By the way, some eagle-eyed readers will have concluded by now that I’m endorsing the referendum. Indeed I am.  

The Downtown Area Plan citizens’ committee worked for years on a good plan which the council trashed in favor of one backed by big-buck campaign contributors. The council/developer plan is a clever fraud, so clever that it’s even deceived some starry-eyed environmental suckers who want to believe that that Santa Claus is still the mayor of Berkeley. The give-aways to developers are essentially guaranteed, while the give-backs to the public interest (open space, setbacks, affordable housing etc.) are so much pie-in-the-sky, engineered to be easily dumped any time a builder cries poor.  

But you don’t have to believe me to sign the referendum petition. Just support free speech in Berkeley, and make up your mind later. If the question goes on the ballot, the facts will come out in the campaign (though of course developer megabucks will be spent to confuse you.)  

The absolute last day to turn in petitions is Thursday, Aug. 20, a week from today, but PLEASE don’t wait that long. Signatures have to be checked against the voter list, a laborious process.  

Do it now, get it over with, take your stand for continuing free speech in Berkeley. 

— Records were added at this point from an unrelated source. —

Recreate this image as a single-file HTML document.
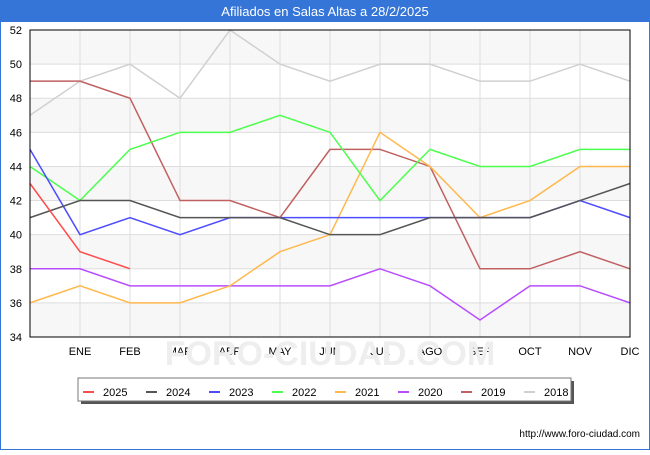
<!DOCTYPE html>
<html><head><meta charset="utf-8"><style>
body{margin:0;width:650px;height:450px;overflow:hidden;background:#fff;font-family:"Liberation Sans","DejaVu Sans",sans-serif}
</style></head><body>
<svg id="c" width="650" height="450" xmlns="http://www.w3.org/2000/svg">
<rect x="0" y="0" width="650" height="450" fill="#fff" stroke="#3575d8" stroke-width="2"/>
<rect x="0" y="0" width="650" height="22" fill="#3575d8"/>
<text x="325" y="16" text-anchor="middle" fill="#fff" font-size="13">Afiliados en Salas Altas a 28/2/2025</text>
<g id="plot"></g>
<text x="640" y="437" text-anchor="end" font-size="10" fill="#000">http://www.foro-ciudad.com</text>
</svg>
<script>
const months=["","ENE","FEB","MAR","ABR","MAY","JUN","JUL","AGO","SEP","OCT","NOV","DIC"];
const yTicks=[34,36,38,40,42,44,46,48,50,52];
const years=["2025","2024","2023","2022","2021","2020","2019","2018"];
const colors=["#ff4d4d","#555555","#4d4dff","#4dff4d","#ffb84d","#b84dff","#c06060","#d0d0d0"];
const s2025=[43,39,38];
const s2024=[41,42,42,41,41,41,40,40,41,41,41,42,43];
const s2023=[45,40,41,40,41,41,41,41,41,41,41,42,41];
const s2022=[44,42,45,46,46,47,46,42,45,44,44,45,45];
const s2021=[36,37,36,36,37,39,40,46,44,41,42,44,44];
const s2020=[38,38,37,37,37,37,37,38,37,35,37,37,36];
const s2019=[49,49,48,42,42,41,45,45,44,38,38,39,38];
const s2018=[47,49,50,48,52,50,49,50,50,49,49,50,49];
const series=[s2025,s2024,s2023,s2022,s2021,s2020,s2019,s2018];
const L=30,R=630,T=30,B=337,yMin=34,yMax=52;
const xs=i=>L+i*(R-L)/12;
const ys=v=>B-(v-yMin)/(yMax-yMin)*(B-T);
const NS="http://www.w3.org/2000/svg";
const g=document.getElementById("plot");
function mk(t,a){const e=document.createElementNS(NS,t);for(const k in a)e.setAttribute(k,a[k]);g.appendChild(e);return e;}
for(let i=0;i<yTicks.length-1;i++){
  const r=mk("rect",{x:L,y:ys(yTicks[i+1]),width:R-L,height:ys(yTicks[i])-ys(yTicks[i+1]),fill:(i%2==0)?"#f7f7f7":"#fff"});
  
  
}
yTicks.forEach(v=>{
  const l=mk("line",{x1:L,x2:R,y1:ys(v),y2:ys(v),stroke:"#ddd","stroke-width":1});
  
  
  const t=mk("text",{x:L-8,y:ys(v)+4,"text-anchor":"end","font-size":11,fill:"#000"});
  t.textContent=v;
  
  
});
months.forEach((m,i)=>{
  const l=mk("line",{x1:xs(i),x2:xs(i),y1:T,y2:B,stroke:"#ddd","stroke-width":1});
  
  
  const t=mk("text",{x:xs(i),y:B+18,"text-anchor":"middle","font-size":11,fill:"#000"});
  t.textContent=m;
  
  
});
const wm=mk("text",{x:330,y:365,"text-anchor":"middle","font-size":34,fill:"#eeeeee","font-weight":"bold"});
wm.textContent="FORO-CIUDAD.COM";


for(let k=series.length-1;k>=0;k--){
  const p=mk("polyline",{points:series[k].map((v,i)=>xs(i)+","+ys(v)).join(" "),fill:"none",stroke:colors[k],"stroke-width":1.5});
  
  
}
const fr=mk("rect",{x:L,y:T,width:R-L,height:B-T,fill:"none",stroke:"#000","stroke-width":1});


const sh=mk("rect",{x:81,y:381,width:493,height:23,fill:"#555"});


const lb=mk("rect",{x:78,y:378,width:493,height:23,fill:"#fff",stroke:"#777"});


years.forEach((y,i)=>{
  const x=83+i*63;
  const l=mk("line",{x1:x,x2:x+11,y1:392,y2:392,stroke:colors[i],"stroke-width":2});
  
  
  const t=mk("text",{x:x+20,y:396,"font-size":11,fill:"#000"});
  t.textContent=y;
  
  
});
</script>
</body></html>
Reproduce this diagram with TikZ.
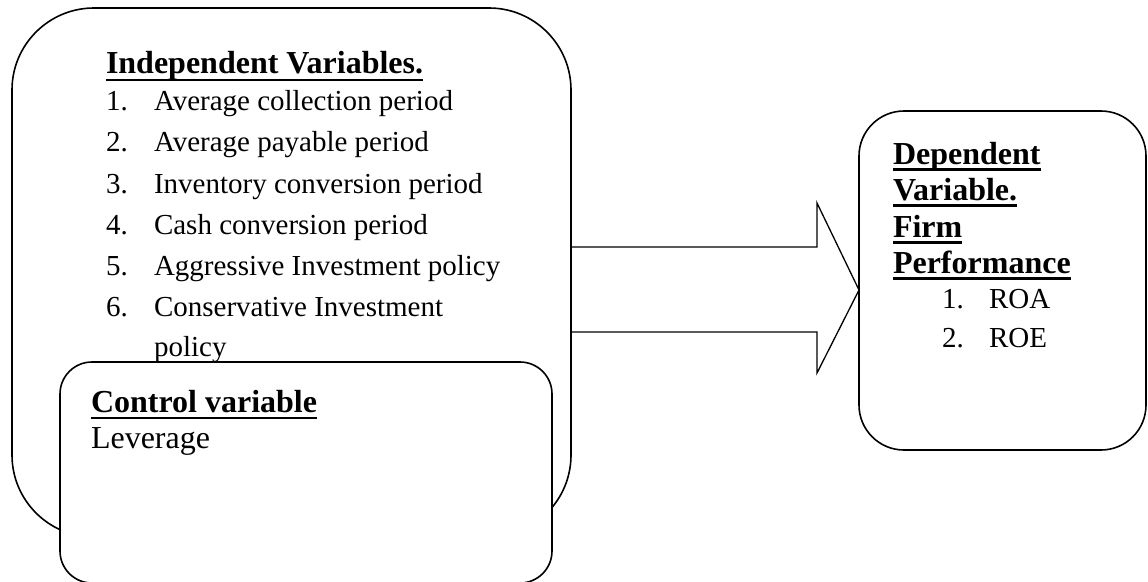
\documentclass[tikz,border=0pt]{standalone}
\usepackage{fontspec}
\setmainfont{Liberation Serif}
\begin{document}
\begin{tikzpicture}[x=1pt,y=-1pt,
  box/.style={draw, line width=1.6pt, inner sep=0pt, outer sep=0pt},
  txt/.style={anchor=base west, inner sep=0pt, outer sep=0pt},
  head/.style={txt, font=\fontsize{32}{36}\selectfont\bfseries},
  item/.style={txt, font=\fontsize{29}{34}\selectfont},
  big/.style={txt, font=\fontsize{32}{36}\selectfont},
  uline/.style={line width=2.4pt},
  arrowline/.style={line width=1.3pt, line join=miter}]
\useasboundingbox (0,0) rectangle (1148,581);

% main boxes
\node[box, rounded corners=82pt, minimum width=559pt, minimum height=529pt] (indep) at (291.5,272.5) {};
\node[box, rounded corners=45pt, minimum width=287pt, minimum height=339pt] (dep) at (1002.5,280.5) {};

% block arrow
\coordinate (tip) at (dep.west |- 0,290);
\draw[arrowline] (indep.east |- 0,247) -- (817,247) -- (817,203) -- (tip)
  -- (817,373) -- (817,332) -- (indep.east |- 0,332);

% independent variables
\node[head] (h1) at (106,73) {Independent Variables.};
\draw[uline] ([yshift=-7pt]h1.base west) -- ([yshift=-7pt]h1.base east);
\node[item] (n1) at (106,110) {1.};   \node[item] (t1) at (154,110) {Average collection period};
\node[item] (n2) at (106,151.5) {2.}; \node[item] (t2) at (154,151.5) {Average payable period};
\node[item] (n3) at (106,193) {3.};   \node[item] (t3) at (154,193) {Inventory conversion period};
\node[item] (n4) at (106,234) {4.};   \node[item] (t4) at (154,234) {Cash conversion period};
\node[item] (n5) at (106,275) {5.};   \node[item] (t5) at (154,275) {Aggressive Investment policy};
\node[item] (n6) at (106,316.5) {6.}; \node[item] (t6) at (154,316.5) {Conservative Investment};
\node[item] (t6b) at (154,356) {policy};

% control box
\node[box, fill=white, rounded corners=32pt, minimum width=492pt, minimum height=221pt] (ctrl) at (306,472.5) {};
\node[head] (h2) at (91,412) {Control variable};
\draw[uline] ([yshift=-6pt]h2.base west) -- ([yshift=-6pt]h2.base east);
\node[big] (lev) at (91,448) {Leverage};

% dependent variable
\node[head] (d1) at (893,164) {Dependent};
\node[head] (d2) at (893,200) {Variable.};
\node[head] (d3) at (893,237) {Firm};
\node[head] (d4) at (893,273) {Performance};
\foreach \n in {d1,d2,d3,d4}
  \draw[uline] ([yshift=-5.5pt]\n.base west) -- ([yshift=-5.5pt]\n.base east);
\node[item] (r1n) at (942,308) {1.}; \node[item] (r1) at (989,308) {ROA};
\node[item] (r2n) at (942,347) {2.}; \node[item] (r2) at (989,347) {ROE};
\end{tikzpicture}
\end{document}
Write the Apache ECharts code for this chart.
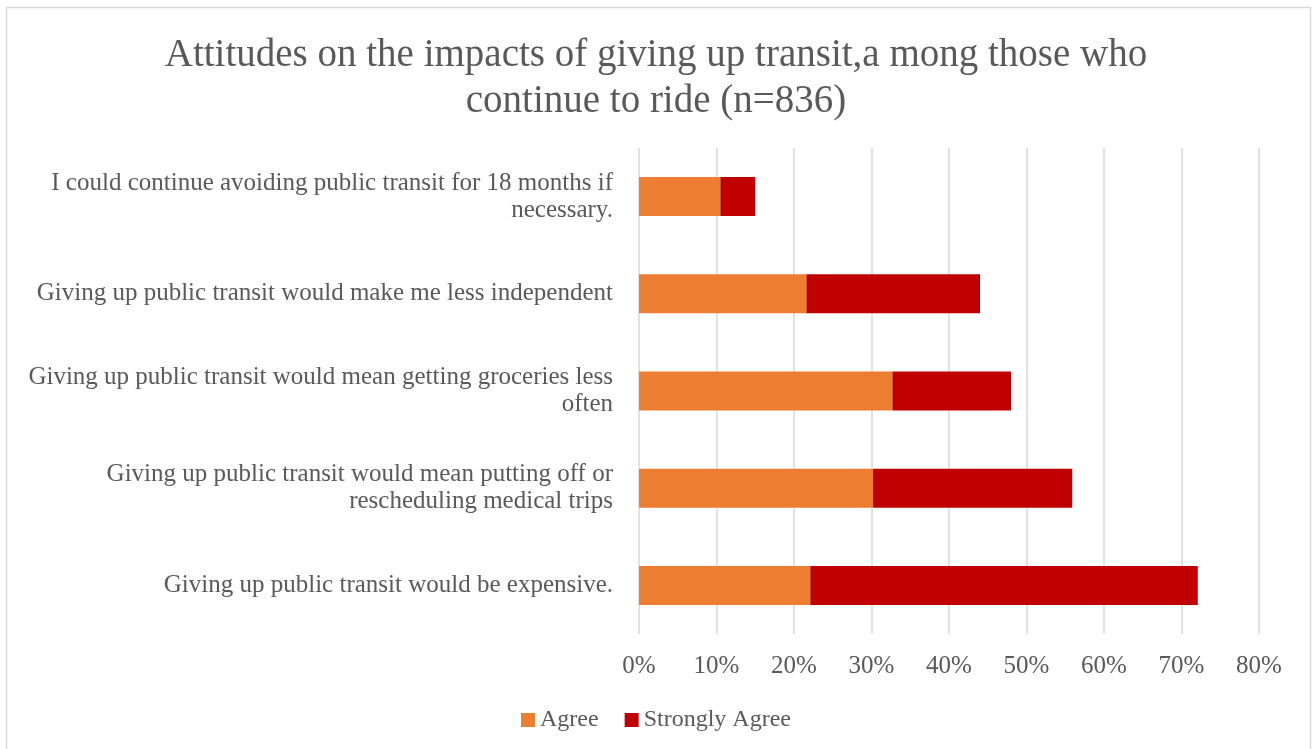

Inscribed on the fountain in Rome’s Campo dei Fiori is this: FA DEL BEN E LASSA DIRE (“Do well and let them talk”). That would be a good motto for Berkeley’s Farmers’ Markets too, which should continue to be a marketplace of ideas as well as of produce.  

And stop whining about why you never go downtown. This may be your last chance to do something meaningful about it, before downtown Berkeley turns into La Defense and you have to do all your shopping at El Cerrito Plaza.